ARIZONA NEWS

US official shines light on dark part of federal Indian boarding schools

Jan 24, 2023, 4:35 AM

(Photo by Kevin Dietsch/Getty Images)...

(Photo by Kevin Dietsch/Getty Images)

(Photo by Kevin Dietsch/Getty Images)

PHOENIX — U.S. Interior Secretary Deb Haaland stopped in Arizona Friday for her nationwide tour called “The Road to Healing,” which gives survivors of the Federal Indian boarding school system and their families a chance to share their experiences.

“My ancestors, many of yours, endured the horrors of the Indian boarding school assimilation policies carried out by the same department that I now lead,” Haaland said.

During the session, Governor of the Gila River Indian Community, Stephen Roe Lewis, explained the purpose of these schools was to strip children of their heritage.

“Many of our children were forcibly removed from our tribal communities, from our families, for one singular purpose, to transform our children by taking their culture, their language, their hair, their community and their sense of belonging,” Lewis said.

Hundreds of community members from Indian Reservations across the state filled the gym at the Gila Crossing Community School for Haaland’s listening session.

April Ignacio, a citizen of the Tohono O’odham Nation, spoke on behalf of her grandmother, who went to the Tucson Indian School. She explained while attending the school, her grandmother was punished for speaking her native language.

“One of those stories I can recite is about how they split her tongue for speaking O’odham,” Ignacio said.

Ignacio recalled her grandmother was punished another time for telling stories to her classmates in their traditional language. She explained missionaries at the school put clothespins through her tongue.

“She sat in the desk for hours with blood and saliva overflowing across her hands and her dress,” Ignacio said.

Pershlie Ami, a citizen of the Hopi tribe, said she doesn’t know her culture as well as she would like because of her father’s experience at the Phoenix Indian School.

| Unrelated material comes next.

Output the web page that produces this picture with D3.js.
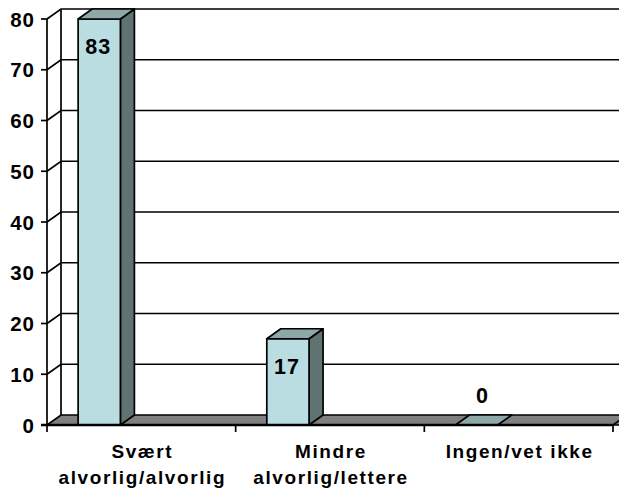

“I don’t speak my language. I don’t know my culture as well as I would like to, and that was a result of the boarding school era because my dad chose not to teach us because he was afraid that we would be beaten for it,” Ami said.

Ami also attended Phoenix Indian School and recalled it being like a military school. She then detailed what the school called “outings,” which she explained were opportunities for kids to earn money.

“You would volunteer to go out in an ‘outing,’ and these people would just come and pick you up. People didn’t really know who they were sending these kids out with, they would just come and get them and use them as labor for the day,” Ami said.

Haaland launched the Federal Indian Boarding School Initiative in June of 2021 to shine a light on the history of boarding school policies and address the impact and trauma the practices left on families.

In May of 2022, Secretary Haaland and Assistant Secretary Newland released the first volume of an investigative report detailing the historical records related to these schools.

The department determined from 1819 to 1969, there were 408 federal boarding schools across the nation, with 47 in Arizona, the most in any state.

The report also found roughly 53 unmarked or marked burial sites across the country for the children who never returned home from boarding schools. Fourteen of those burial sites are present at a school location.

A second report is pending, focusing on the burial sites, the schools’ impact on communities and federal funds spent on the program.

Secretary Haaland is the first native American to serve as a cabinet secretary.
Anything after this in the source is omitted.